The Timberwolves don't ask Jarred Vanderbilt to score all that much.
Vanderbilt's role is to do everything but score, mostly by defending and rebounding.
When he attacks the offensive glass, Vanderbilt tends to draw at least a couple of fouls per game and there are times he has to head to the free-throw line.
The results have been better there for Vanderbilt this season than last.
Last season, Vanderbilt shot 56% from the line. That number improved to 83% entering Wednesday's game against Utah.
"I put a lot of work in this summer, putting up hundreds of free throws a day," Vanderbilt said. "I didn't think it was form, just more so confidence and knowing when I go to the line, I'm going to make it. All that comes with reps."
Vanderbilt said he practiced more free throws over the summer because he realized he wasn't shooting enough per day. He said last year he was a "foul-for-profit guy," meaning teams might have fouled him at strategic times hoping he would miss both attempts.

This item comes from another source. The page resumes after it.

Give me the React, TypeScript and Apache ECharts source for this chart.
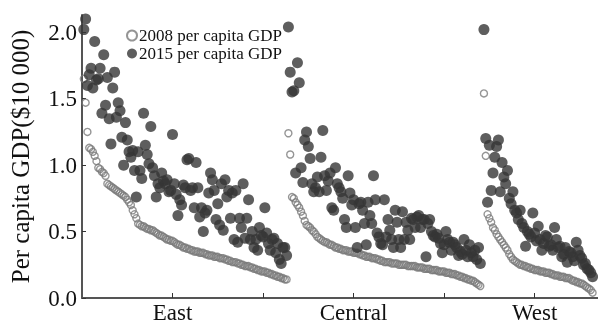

He's going to the line less this year (1.3 times per game in 23 minutes per night compared with 1.6 in 17.8 minutes) because he's hitting more frequently, he said.
"I do feel confident going to the line and everything feels great," Vanderbilt said. "Even the misses I feel are good misses, on point. I have great rhythm and good confidence going to the line now."
Vanderbilt said he also changed how he practices free throws, and tries to simulate game conditions more often when practicing, like getting himself a little winded before he steps to the line. That's essential for someone like Vanderbilt, who relies on his hustle to make an impact.
"I'm flying around, and now you're trying to hold your composure at the free-throw line and it's like going from 100 and trying to tone it down to zero," Vanderbilt said. "A lot of it was breathing technique, trying to calm myself down and going from flying around to trying to find peace and shoot a free throw."
Giving for the holidays
The Wolves held their annual Christmas event Tuesday in partnership with Big Brothers Big Sisters Twin Cities in which they surprised 15 members of the organization's "Dream Team" who spent time with players opening gifts and receiving others. The children received $500 Target gift cards and a 43-inch TCL TV.
Wolves owner Marc Lore also spent time at Second Harvest food bank with coach Chris Finch, who is on the board of the organization. Lore posted to Twitter that he and Finch were filling 40-pound bags of potatoes.
"Quickly realized the big ones were like 3-pointers — higher efficiency!" Lore tweeted.
Guard Patrick Beverley returned from a six-game absence because of a left adductor strain, but D'Angelo Russell missed his second consecutive game because of right ankle soreness. Karl-Anthony Towns (tailbone) came into the game questionable after he said he felt "terrible" following Monday's game. But he was in the lineup.